Link to article: Taliban sending Afghan women to prison to protect them from gender-based violence, says UN report | AP News

Taliban officials have been sending Afghan women to prison to protect them from gender-based violence. The 23 state sponsored women protection centers, where victims of gender-based violence could find refuge, are gone. This is because the Taliban believe that the centers were a “western concept” and eradicated them on that principle. If women don’t have male relatives, or the ones that they have are considered unsafe, they are jailed. Women are sent to prison for their protection “akin to how prisons have been used to accommodate drug addicts and homeless people in Kabul,” the report said. Women and girls have been increasingly restricted ever since the start of the Taliban’s rule of Afghanistan. They are only allowed to attend school until 6th grade, public spaces, and jobs. A dress code has also been implemented, along with women and girls now requiring a male escort if they travel 72 km (45 miles) from their homes. In July, a Taliban decree closed all beauty salons due to them being geared towards women. Even before the Taliban, Afghanistan has been considered to be one of the worst places to be born female because of the child marriage, violence, and abuse. Rights groups warned that the Taliban’s rule would allow for more violence against women and eliminate any legal protection they have. “Women are no longer working in the judiciary or law enforcement, not allowed to deal with crimes of gender-based violence, and only permitted to attend work when called upon by their male supervisors,” according to the U.N. report.

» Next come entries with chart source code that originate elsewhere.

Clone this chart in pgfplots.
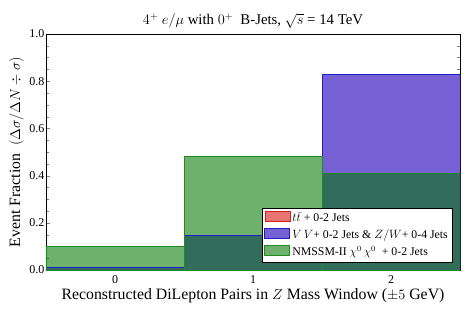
\documentclass[border=0pt]{standalone}
\usepackage{fontspec}
\setmainfont{Liberation Serif}
\usepackage{pgfplots}
\pgfplotsset{compat=1.18}
\definecolor{ttred}{RGB}{225,70,70}
\definecolor{ttredE}{RGB}{210,30,30}
\definecolor{vvblue}{RGB}{118,98,212}
\definecolor{vvblueE}{RGB}{30,30,200}
\definecolor{nmgreen}{RGB}{0,118,0}
\definecolor{nmgreenE}{RGB}{30,140,30}
\begin{document}
\begin{tikzpicture}
\begin{axis}[
  name=ax,
  scale only axis,
  width=414pt, height=236pt,
  xmin=-0.5, xmax=2.5, ymin=0, ymax=1,
  xtick={0,1,2},
  xticklabels={0,1,2},
  major x tick style={draw=none},
  extra x ticks={0.5,1.5},
  extra x tick labels={},
  extra x tick style={major tick length=4pt, tick style={draw=black}},
  ytick={0,0.2,0.4,0.6,0.8,1.0},
  minor y tick num=3,
  /pgf/number format/fixed, /pgf/number format/fixed zerofill, /pgf/number format/precision=1,
  /pgf/number format/assume math mode=true,
  tick label style={font=\fontsize{12}{13}\selectfont},
  xticklabel style={yshift=-2pt},
  yticklabel style={xshift=2pt},
  tick align=inside,
  title={$4^+\ e/\mu$ with $0^+$\ \ B-Jets, $\sqrt{s}$ = 14 TeV},
  title style={font=\fontsize{14.8}{16}\selectfont, yshift=-4pt},
  xlabel={Reconstructed DiLepton Pairs in $Z$ Mass Window ($\pm5$ GeV)},
  ylabel={Event Fraction\ \ $(\Delta\sigma/\Delta N\div\sigma)$},
  label style={font=\fontsize{15.8}{17}\selectfont},
  xlabel style={yshift=2pt},
  ylabel style={yshift=-1pt},
  legend style={at={(0.982,0.034)}, anchor=south east, font=\fontsize{11.8}{13}\selectfont,
    draw=black, fill=white, row sep=2.5pt, inner sep=2.5pt},
  legend cell align=left,
  legend image code/.code={\path[#1, draw opacity=1] (0pt,-4pt) rectangle (25pt,6pt);},
  axis line style={black},
]
\addplot[ybar interval, draw=ttredE, fill=ttred, fill opacity=0.75, line width=0.8pt]
  coordinates {(-0.5,0) (0.5,0) (1.5,0) (2.5,0)};
\addlegendentry{$t\bar{t}$ + 0-2 Jets}
\addplot[ybar interval, draw=vvblueE, fill=vvblue, line width=0.9pt]
  coordinates {(-0.5,0.009) (0.5,0.148) (1.5,0.830) (2.5,0.830)};
\addlegendentry{$V\,V$+ 0-2 Jets \& $Z/W$+ 0-4 Jets}
\addplot[ybar interval, draw=nmgreenE, fill=nmgreen, fill opacity=0.57, line width=0.9pt]
  coordinates {(-0.5,0.101) (0.5,0.483) (1.5,0.407) (2.5,0.407)};
\addlegendentry{NMSSM-II $\chi^0\,\chi^0$\ \ + 0-2 Jets}
\addplot[ybar interval, draw=vvblueE, fill=none, line width=0.9pt, forget plot]
  coordinates {(-0.5,0.009) (0.5,0.148) (1.5,0.830) (2.5,0.830)};
\addplot[ybar interval, draw=nmgreenE, fill=none, line width=0.9pt, forget plot]
  coordinates {(-0.5,0.101) (0.5,0.483) (1.5,0.407) (2.5,0.407)};
\end{axis}
\path ([shift={(-46pt,-44pt)}]ax.south west) rectangle ([shift={(11pt,34pt)}]ax.north east);
\end{tikzpicture}
\end{document}
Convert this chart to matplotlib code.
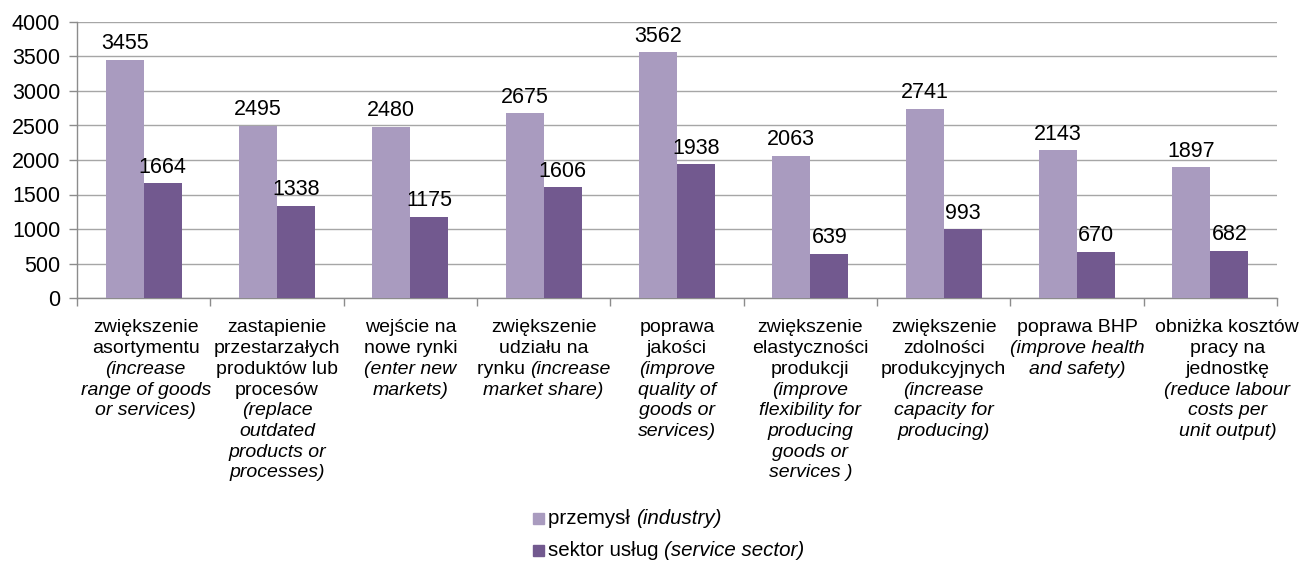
import matplotlib
matplotlib.use("Agg")
import matplotlib.pyplot as plt
import numpy as np

plt.rcParams['font.family'] = ['Liberation Sans', 'DejaVu Sans']

# Values per category: industry vs service sector
industry = [3455, 2495, 2480, 2675, 3562, 2063, 2741, 2143, 1897]
services = [1664, 1338, 1175, 1606, 1938, 639, 993, 670, 682]

# Category labels: each line is a list of (text, italic) segments
category_labels = [
    [[("zwiększenie", False)], [("asortymentu", False)], [("(increase", True)],
     [("range of goods", True)], [("or services)", True)]],
    [[("zastapienie", False)], [("przestarzałych", False)], [("produktów lub", False)],
     [("procesów", False)], [("(replace", True)], [("outdated", True)],
     [("products or", True)], [("processes)", True)]],
    [[("wejście na", False)], [("nowe rynki", False)], [("(enter new", True)],
     [("markets)", True)]],
    [[("zwiększenie", False)], [("udziału na", False)],
     [("rynku ", False), ("(increase", True)], [("market share)", True)]],
    [[("poprawa", False)], [("jakości", False)], [("(improve", True)],
     [("quality of", True)], [("goods or", True)], [("services)", True)]],
    [[("zwiększenie", False)], [("elastyczności", False)], [("produkcji", False)],
     [("(improve", True)], [("flexibility for", True)], [("producing", True)],
     [("goods or", True)], [("services )", True)]],
    [[("zwiększenie", False)], [("zdolności", False)], [("produkcyjnych", False)],
     [("(increase", True)], [("capacity for", True)], [("producing)", True)]],
    [[("poprawa BHP", False)], [("(improve health", True)], [("and safety)", True)]],
    [[("obniżka kosztów", False)], [("pracy na", False)], [("jednostkę", False)],
     [("(reduce labour", True)], [("costs per", True)], [("unit output)", True)]],
]

legend_labels = [
    [("przemysł ", False), ("(industry)", True)],
    [("sektor usług ", False), ("(service sector)", True)],
]

yticks = [0, 500, 1000, 1500, 2000, 2500, 3000, 3500, 4000]

c_light = "#A99BBF"
c_dark = "#72598F"
grid_c = "#A6A6A6"
axis_c = "#8C8C8C"

W, H = 1309, 562
fig = plt.figure(figsize=(W / 100, H / 100), dpi=100)
ax = fig.add_axes([77 / W, 1 - 298 / H, (1277 - 77) / W, (298 - 22) / H])

n = len(industry)
x = np.arange(n)
bw = 0.285
b1 = ax.bar(x - bw / 2, industry, bw, color=c_light, zorder=3)
b2 = ax.bar(x + bw / 2, services, bw, color=c_dark, zorder=3)

num_fs = 15.5
lab_fs = 14.0
leg_fs = 14.8
for bars, vals in ((b1, industry), (b2, services)):
    for rect, v in zip(bars, vals):
        ax.annotate(str(v), (rect.get_x() + rect.get_width() / 2, v),
                    xytext=(0, 4), textcoords="offset points",
                    ha="center", va="bottom", fontsize=num_fs, color="black", zorder=4)

ax.set_xlim(-0.5, n - 0.5)
ax.set_ylim(0, 4000)
ax.set_yticks(yticks)
ax.set_yticklabels([str(t) for t in yticks], fontsize=num_fs)
ax.yaxis.grid(True, color=grid_c, linewidth=1.0, zorder=0)
ax.set_xticks(np.arange(n + 1) - 0.5)
ax.set_xticklabels([])
ax.tick_params(axis="x", length=6, color=axis_c, width=1)
ax.tick_params(axis="y", length=6, color=axis_c, width=1, pad=6)
for s in ("top", "right"):
    ax.spines[s].set_visible(False)
for s in ("left", "bottom"):
    ax.spines[s].set_color(axis_c)
    ax.spines[s].set_linewidth(1.0)

renderer = fig.canvas.get_renderer()


def draw_line(cx_px, cy_px, segments, size=lab_fs, ha="center"):
    """Draw a line of mixed-style text, centred (or left-aligned) at pixel coords."""
    texts = []
    widths = []
    for s, it in segments:
        t = fig.text(0, 0, s, fontsize=size, style="italic" if it else "normal",
                     ha="left", va="center", transform=None)
        w = t.get_window_extent(renderer).width
        texts.append(t)
        widths.append(w)
    total = sum(widths)
    start = cx_px - total / 2 if ha == "center" else cx_px
    for t, w in zip(texts, widths):
        t.set_position((start, H - cy_px))
        start += w


line_h = 20.7
# the last label is nudged right so it clears its neighbour
label_shift_px = [2, 0, 0, 0, 0, 0, 0, 0, 17]
for i, lines in enumerate(category_labels):
    cx = ax.transData.transform((i, 0))[0] + label_shift_px[i]
    for j, segs in enumerate(lines):
        draw_line(cx, 328 + j * line_h, segs)

# Legend, stacked vertically below the labels
for k, (col, segs) in enumerate(zip((c_light, c_dark), legend_labels)):
    ly = 519 + k * 32
    fig.patches.append(plt.Rectangle((533 / W, 1 - (ly + 5) / H), 11 / W, 11 / H,
                                     transform=fig.transFigure, color=col, figure=fig))
    draw_line(548, ly, segs, size=leg_fs, ha="left")

fig.savefig("out.png", dpi=100)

The Taliban’s decreased tolerance of any “western concepts” has negatively impacted the women in their state. This has been clear to see with their replacement of women protection facilities with jail time. Their increased resistance to western ideas has been caused by a number of factors. The UN and US’ involvement in their internal affairs in the form of sanctions and reporting, along with the US’ previous military involvement. Will the UN and the US increase their measures in order to stop the humans’ rights violations, or if they will back off due to lack of national interest? Will the Taliban continue the way they are and reject western ideas? Or will they stop in order to be recognized as Afghanistan’s legit government and to stop the pressure from the UN and the US?

The US’ repeated use of unilateral interventionist responses to global problems are partially responsible for the resentment that many countries hold towards the US. That same approach is one of many factors in why the Taliban are so anti-western culture. They are so against it, that they are willing to not only remove the women protection facilities, but also jail those that the centers were there to protect in the first place. Obviously, the Taliban’s resentment towards the US is not the only reason why they are mistreating women in their country to such a degree, but it is one reason that could help to explain their motives.